A photo of former West German Chancellor Willy Brandt epitomizes how Germans recognize the shameful chapter of their aggression-ridden past. On a rainy December day in Warsaw 44 years ago, he knelt down at the monument to victims of the Warsaw Ghetto Uprising and repented for what the Nazis had done to them. A German leader’s efforts led to the country’s compensation for the victimized laborers through the Foundation for Remembrance, Responsibility and Future.

A similar moment in which former Japanese Prime Minister Tomiichi Murayama begged former Korean “comfort women” to take care of their health on a visit to the National Assembly Tuesday reflected a deeply conscientious voice from Japan. It would have been much better if a high-ranking official of the Shinzo Abe cabinet had done that. While in office in 1995, Murayama apologized for Japan’s invasion and colonization of Korea through the now-famous Murayama Statement. He also spearheaded the establishment of the Asian Women’s Fund to compensate the victims for their pains. Murayama said Abe’s cabinet members should step down if they ever denounced his own statement, alluding to Abe’s flip-flops despite his pledge to follow up his predecessor’s statement with one of his own.

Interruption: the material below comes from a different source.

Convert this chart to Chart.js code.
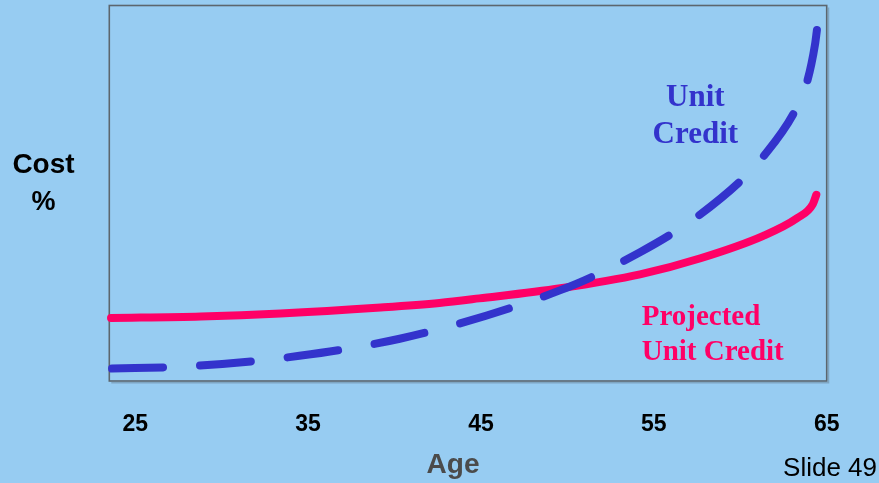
<!DOCTYPE html>
<html>
<head>
<meta charset="utf-8">
<script src="https://cdn.jsdelivr.net/npm/chart.js@4/dist/chart.umd.min.js"></script>
<style>
  html, body { margin: 0; padding: 0; background: #97ccf2; overflow: hidden; }
  canvas { display: block; }
</style>
</head>
<body>
<canvas id="chart" width="879" height="483"></canvas>
<script>
// Age axis ticks
const ageTicks = [25, 35, 45, 55, 65];

// Projected Unit Credit: cost (% of pay) by age
const pucAges  = [23.6, 28.8, 33.4, 39.2, 42.6, 44.9, 49.6, 54.2, 57.7, 61.3, 63.3, 64.2, 64.4];
const pucCosts = [16.8, 17.2, 18.0, 19.6, 20.8, 22.0, 24.7, 28.4, 32.7, 38.6, 43.4, 47.1, 49.6];

// Unit Credit: cost (% of pay) by age
const ucAges  = [23.66, 27.6, 31.8, 34.5, 36.9, 40.3, 43.6, 46.8, 49.6, 51.5, 54.2, 56.0, 57.55, 60.0, 61.3, 63.16, 63.86, 64.32, 64.44];
const ucCosts = [3.3, 3.8, 5.25, 6.7, 8.3, 11.25, 15.1, 19.6, 24.2, 27.9, 34.3, 39.1, 43.9, 53.2, 59.6, 71.9, 79.6, 89.5, 93.7];

const seriesNames = ['Unit Credit', 'Projected Unit Credit'];
const seriesColors = ['#3333cc', '#ff0066'];

// In-chart series captions, anchored in data coordinates (age, cost)
const ucCaption  = { lines: ['Unit', 'Credit'], at: [57.4, 73.2], align: 'center', size: 31, gap: 37 };
const pucCaption = { lines: ['Projected', 'Unit Credit'], at: [54.3, 14.85], align: 'left', size: 29, gap: 35 };

const toPoints = (xs, ys) => xs.map((x, i) => ({ x: x, y: ys[i] }));

// Plot frame drawn under the curves
const framePlugin = {
  id: 'frame',
  beforeDatasetsDraw(chart) {
    const { ctx, chartArea: a } = chart;
    ctx.save();
    ctx.strokeStyle = 'rgba(80,95,110,0.35)';
    ctx.lineWidth = 1.5;
    ctx.beginPath();
    ctx.moveTo(a.right + 1.8, a.top + 2);
    ctx.lineTo(a.right + 1.8, a.bottom + 1.8);
    ctx.lineTo(a.left + 2, a.bottom + 1.8);
    ctx.stroke();
    ctx.strokeStyle = '#5c666e';
    ctx.lineWidth = 1.6;
    ctx.strokeRect(a.left, a.top, a.right - a.left, a.bottom - a.top);
    ctx.restore();
  }
};

// Axis captions, slide number and series captions
const textPlugin = {
  id: 'texts',
  afterDraw(chart) {
    const { ctx, scales: { x, y } } = chart;
    ctx.save();
    ctx.textBaseline = 'alphabetic';

    ctx.fillStyle = '#000000';
    ctx.textAlign = 'center';
    ctx.font = 'bold 28px "Liberation Sans", Arial, sans-serif';
    ctx.fillText('Cost', 43.5, 173);
    ctx.font = 'bold 27px "Liberation Sans", Arial, sans-serif';
    ctx.fillText('%', 43.5, 210);

    ctx.fillStyle = '#4b4b4b';
    ctx.font = 'bold 28px "Liberation Sans", Arial, sans-serif';
    ctx.fillText('Age', 453, 473);

    ctx.fillStyle = '#000000';
    ctx.textAlign = 'right';
    ctx.font = '26px "Liberation Sans", Arial, sans-serif';
    ctx.fillText('Slide 49', 877, 476);

    [[ucCaption, seriesColors[0]], [pucCaption, seriesColors[1]]].forEach(([c, col]) => {
      ctx.fillStyle = col;
      ctx.textAlign = c.align;
      ctx.font = 'bold ' + c.size + 'px "Liberation Serif", "Times New Roman", serif';
      const px = x.getPixelForValue(c.at[0]);
      const py = y.getPixelForValue(c.at[1]);
      c.lines.forEach((t, i) => ctx.fillText(t, px, py + i * c.gap));
    });
    ctx.restore();
  }
};

new Chart(document.getElementById('chart'), {
  type: 'line',
  data: {
    datasets: [
      {
        label: seriesNames[0],
        data: toPoints(ucAges, ucCosts),
        borderColor: seriesColors[0],
        borderWidth: 8,
        borderDash: [51, 37],
        borderCapStyle: 'round',
        borderJoinStyle: 'round',
        cubicInterpolationMode: 'monotone',
        pointRadius: 0,
        fill: false,
        clip: false
      },
      {
        label: seriesNames[1],
        data: toPoints(pucAges, pucCosts),
        borderColor: seriesColors[1],
        borderWidth: 8,
        borderCapStyle: 'round',
        borderJoinStyle: 'round',
        cubicInterpolationMode: 'monotone',
        pointRadius: 0,
        fill: false,
        clip: false
      }
    ]
  },
  options: {
    responsive: false,
    devicePixelRatio: 1,
    animation: false,
    layout: { padding: { left: 109.3, right: 52.3, top: 5.5, bottom: 0 } },
    plugins: { legend: { display: false }, tooltip: { enabled: false } },
    scales: {
      x: {
        type: 'linear',
        min: 23.5,
        max: 65,
        afterBuildTicks: (axis) => { axis.ticks = ageTicks.map(v => ({ value: v })); },
        afterFit: (axis) => { axis.height = 102; },
        grid: { display: false, drawTicks: false },
        border: { display: false },
        ticks: {
          color: '#000000',
          font: { family: '"Liberation Sans", Arial, sans-serif', size: 23, weight: 'bold' },
          padding: 30,
          maxRotation: 0,
          autoSkip: false,
          callback: (v) => String(v)
        }
      },
      y: { display: false, min: 0, max: 100 }
    }
  },
  plugins: [framePlugin, textPlugin]
});
</script>
</body>
</html>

At a Diet session Wednesday, Abe threatened to counter Korea’s attempt to “enumerate wrongful facts and slander Japan.” The stunning gap in history perception between a former prime minister like Murayama and the man in power now shows the shameful retreat of decency and contrition in Japan and the fetid blossoming of its conservatives. When asked by his peers in the Diet about his intention to supplant the Murayama Statement with one of his own, Abe answered the question by arbitrarily ignoring Japan’s aggressions and colonial rule of Korea. The world’s suspicions of Abe’s “assertive pacifism” primarily stem from such a self-centered, twisted view of all that’s right and all that was wrong in Japan’s past.

The Murayama Statement is one of the pillars of Seoul-Tokyo relations along with the 1993 Kono Statement, which apologized for the mobilization of “comfort women” during World War II. That led to the 1998 Joint Declaration between President Kim Dae-jung and Keizo Obuchi to open a new era of Korea-Japan ties. If Abe had respected the spirit of the two earlier statements, our bilateral ties would not have worsened.

The comfort women issue could be a starting point for resolving the current confrontation. Both sides have already made a compromise on the compensation issue before. We hope Murayama’s trip paves the way for healing the victims’ pain and restoring bilateral ties.